Armitage can expect to be the main man against the Azzurri, assuming he rises above his own injury hassles, but the London Irish player will feel some heat soon enough. Johnson has drafted Morgan, a specialist 15, into the party as reward for some exceptional performances with Gloucester, as well as two multi-taskers in Mark Cueto of Sale, who last played for his country in the 2007 World Cup final and very nearly scored the try that would have mattered, and Ben Foden of Northampton, who has not played for his country. Just to put the tin hat on it, Tait is also present, if not entirely correct.
England are worried about Tait. Not as worried as they would have been had they been forced to pick him at full-back for the pre-Christmas matches on the basis of very little form, but worried all the same. "Mathew is occupying one of our wing slots now," Johnson said yesterday, which took some fathoming, given that Tait is the finest attacking outside centre in the country, as well as a full-back of rich promise. "He's had his injury problems, and when he's been available he hasn't always been at his best. Sale tend to pick him at No 15, but use him as a 13 in defence. It's an issue for him."
Johnson's immediate superior, the director of elite rugby Rob Andrew, knows Tait as well as anyone, having coached him for years at Newcastle. Could he shed some light on matters? "It's getting close to the point where he has to nail down one position and stick to it," Andrew responded. "Ben Foden, for instance, seems to be coping with being used in more than one role at club level, but it hasn't done Mathew any favours. We all know he's a real talent, but..."
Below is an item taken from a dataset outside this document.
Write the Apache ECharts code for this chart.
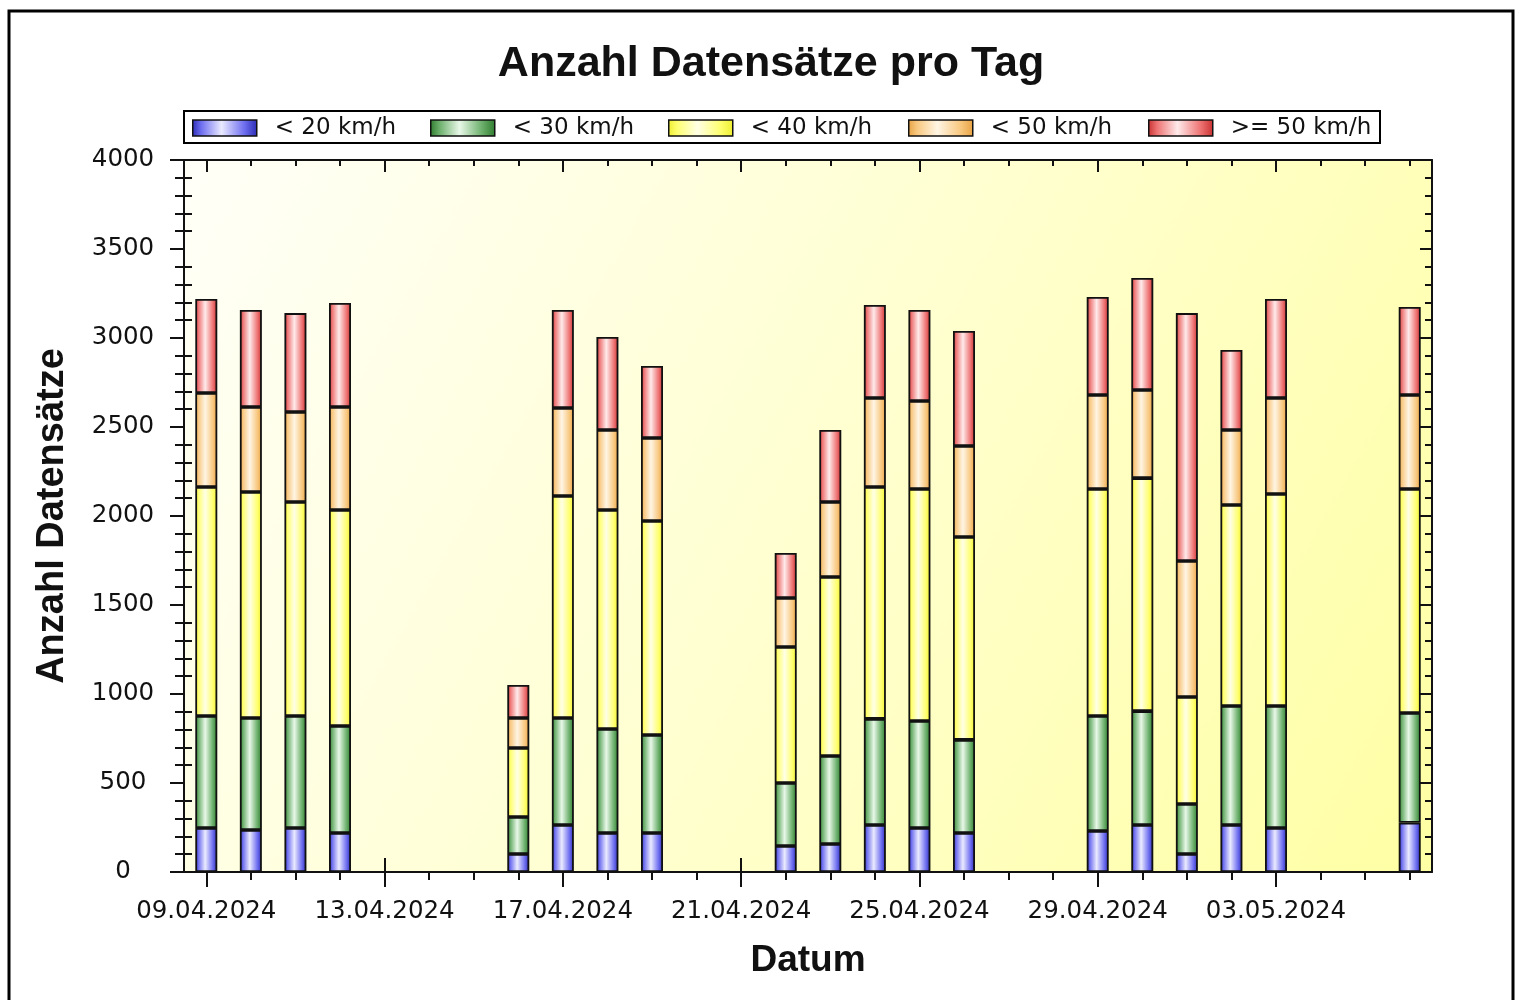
<!DOCTYPE html>
<html><head><meta charset="utf-8">
<script src="https://cdn.jsdelivr.net/npm/echarts@6/dist/echarts.min.js"></script>
<style>html,body{margin:0;padding:0;background:#fff}#c{width:1520px;height:1000px}</style>
</head><body><div id="c"></div>
<script>
const categories = ['09.04.2024','10.04.2024','11.04.2024','12.04.2024','13.04.2024','14.04.2024','15.04.2024',
  '16.04.2024','17.04.2024','18.04.2024','19.04.2024','20.04.2024','21.04.2024','22.04.2024','23.04.2024',
  '24.04.2024','25.04.2024','26.04.2024','27.04.2024','28.04.2024','29.04.2024','30.04.2024','01.05.2024',
  '02.05.2024','03.05.2024','04.05.2024','05.05.2024','06.05.2024'];
const seriesNames = ['< 20 km/h','< 30 km/h','< 40 km/h','< 50 km/h','>= 50 km/h'];
const _ = null;
const under20 = [247,236,247,219,_,_,_,101,264,219,219,_,_,146,157,264,247,219,_,_,230,264,101,264,247,_,_,277];
const under30 = [629,629,629,601,_,_,_,208,601,584,551,_,_,354,495,596,601,523,_,_,646,640,281,669,686,_,_,616];
const under40 = [1287,1270,1203,1214,_,_,_,388,1247,1231,1202,_,_,764,1005,1303,1304,1140,_,_,1276,1309,601,1129,1191,_,_,1259];
const under50 = [528,477,505,578,_,_,_,168,495,449,466,_,_,275,422,500,494,511,_,_,528,495,764,421,539,_,_,528];
const over50 = [528,545,556,585,_,_,_,186,550,523,405,_,_,253,404,522,511,646,_,_,550,629,1393,450,556,_,_,494];
const yMin = 0, yMax = 4000, yStep = 500;
const labelEvery = 4;

const chart = echarts.init(document.getElementById('c'));
const G = echarts.graphic.LinearGradient;
function barGrad(edge, mid, light) {
  return new G(0, 0, 1, 0, [
    {offset: 0, color: edge}, {offset: 0.14, color: mid}, {offset: 0.45, color: light},
    {offset: 0.8, color: mid}, {offset: 1, color: edge}]);
}
const fills = [
  barGrad('#2a2ab4', '#6e6ef0', '#eaeaff'),
  barGrad('#2e7c2e', '#6aae6a', '#e8f8e8'),
  barGrad('#eeee30', '#ffff70', '#ffffe6'),
  barGrad('#e8a242', '#f8c880', '#fff5e4'),
  barGrad('#c83030', '#ee7474', '#ffeaea')
];
const values = [under20, under30, under40, under50, over50];
const major = (i) => i % labelEvery === 0;
const black = '#111';
const sans = 'DejaVu Sans';
const bold = 'Liberation Sans';

const xBase = {type: 'category', data: categories, gridIndex: 0, boundaryGap: true,
  axisLabel: {show: false}, splitLine: {show: false}, axisLine: {show: false, onZero: false}};
const yBase = {type: 'value', min: yMin, max: yMax, interval: yStep, splitLine: {show: false},
  axisLabel: {show: false}, axisLine: {show: false, onZero: false}};

const legendLefts = [192, 430, 668, 908, 1148];

chart.setOption({
  backgroundColor: '#ffffff',
  animation: false,
  title: {text: 'Anzahl Datensätze pro Tag', left: 766, top: 38, textAlign: 'center',
    textStyle: {fontFamily: bold, fontWeight: 'bold', fontSize: 43, color: black}},
  legend: seriesNames.map((n, i) => ({
    data: [n], left: legendLefts[i], top: 116, padding: 0, itemWidth: 64, itemHeight: 16,
    icon: 'rect', selectedMode: false,
    itemStyle: {borderColor: black, borderWidth: 1.5},
    textStyle: {fontFamily: sans, fontSize: 23, lineHeight: 24, color: black, padding: [0, 0, 0, 13]}
  })),
  grid: {left: 184, right: 88, top: 160, bottom: 128, show: true, borderWidth: 0,
    backgroundColor: new G(0, 0, 1, 1, [{offset: 0, color: '#fffff8'}, {offset: 0.5, color: '#ffffd0'}, {offset: 1, color: '#ffffa4'}])},
  xAxis: [
    Object.assign({}, xBase, {position: 'bottom',
      axisLine: {show: true, onZero: false, lineStyle: {color: black, width: 2}},
      axisTick: {show: true, alignWithLabel: true, interval: major, length: 15, lineStyle: {color: black, width: 2}},
      axisLabel: {show: true, interval: major, margin: 27, fontFamily: sans, fontSize: 24.5, color: black},
      name: 'Datum', nameLocation: 'middle', nameGap: 70,
      nameTextStyle: {fontFamily: bold, fontWeight: 'bold', fontSize: 37, color: black}}),
    Object.assign({}, xBase, {position: 'bottom',
      axisTick: {show: true, inside: true, alignWithLabel: true, interval: major, length: 14, lineStyle: {color: black, width: 2}}}),
    Object.assign({}, xBase, {position: 'bottom',
      axisTick: {show: true, alignWithLabel: true, interval: 0, length: 8, lineStyle: {color: black, width: 2}}}),
    Object.assign({}, xBase, {position: 'top',
      axisLine: {show: true, onZero: false, lineStyle: {color: black, width: 2}},
      axisTick: {show: true, inside: true, alignWithLabel: true, interval: major, length: 12, lineStyle: {color: black, width: 2}}}),
    Object.assign({}, xBase, {position: 'top',
      axisTick: {show: true, inside: true, alignWithLabel: true, interval: 0, length: 6, lineStyle: {color: black, width: 2}}})
  ],
  yAxis: [
    Object.assign({}, yBase, {position: 'left',
      axisLine: {show: true, onZero: false, lineStyle: {color: black, width: 2}},
      axisTick: {show: true, length: 14, lineStyle: {color: black, width: 2}},
      minorTick: {show: true, splitNumber: 5, length: 9, lineStyle: {color: black, width: 2}},
      axisLabel: {show: true, align: 'center', margin: 61, fontFamily: sans, fontSize: 24.5, color: black,
        formatter: (v) => String(v)},
      name: 'Anzahl Datensätze', nameLocation: 'middle', nameGap: 112,
      nameTextStyle: {fontFamily: bold, fontWeight: 'bold', fontSize: 38, color: black}}),
    Object.assign({}, yBase, {position: 'left',
      axisTick: {show: false, inside: true},
      minorTick: {show: true, splitNumber: 5, length: 8, lineStyle: {color: black, width: 2}}}),
    Object.assign({}, yBase, {position: 'right',
      axisLine: {show: true, onZero: false, lineStyle: {color: black, width: 2}},
      axisTick: {show: true, inside: true, length: 12, lineStyle: {color: black, width: 2}},
      minorTick: {show: true, splitNumber: 5, length: 7, lineStyle: {color: black, width: 2}}})
  ],
  series: seriesNames.map((n, i) => ({
    name: n, type: 'bar', stack: 'total', xAxisIndex: 0, yAxisIndex: 0, barWidth: 22,
    data: values[i],
    itemStyle: {color: fills[i], borderColor: black, borderWidth: 1.8}
  })),
  graphic: [
    {type: 'rect', shape: {x: 9, y: 11, width: 1504, height: 1100}, style: {fill: 'none', stroke: '#000', lineWidth: 3}, z: 100},
    {type: 'rect', shape: {x: 184, y: 111, width: 1196, height: 32}, style: {fill: 'none', stroke: '#000', lineWidth: 2}, z: 100}
  ]
});
</script></body></html>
Of the five 15s, Armitage is ahead of the field, followed by Morgan, who may well make up ground too quickly for the incumbent's liking. Third in line is probably Cueto, picked primarily as a wing but capable of playing anywhere in the back three. Foden's startling pace makes him a live contender for match-day action – he is perfect bench material, given his expertise at scrum-half – while Tait continues to slip down the rankings. If the four players above him hamstrung themselves simultaneously, Johnson would most likely promote Abendanon from the second-string Saxons squad rather than turn to the man who illuminated a dour World Cup final with a spellbinding run in broken field that led to Cueto's touch-and-go finish in the left corner.
Maybe things will turn full circle, with Johnson finally accepting that the position Tait threatened to make his own as a teenager – outside centre – is still the one that suits him best. At least he has not been dropped from the squad. England are not very good at the moment, as the autumn trauma proved, and for all Armitage's progress and Cueto's experience and Foden's nascent individual brilliance, it will be a long time before they are accomplished enough to let a player like Tait slip away and not worry about it.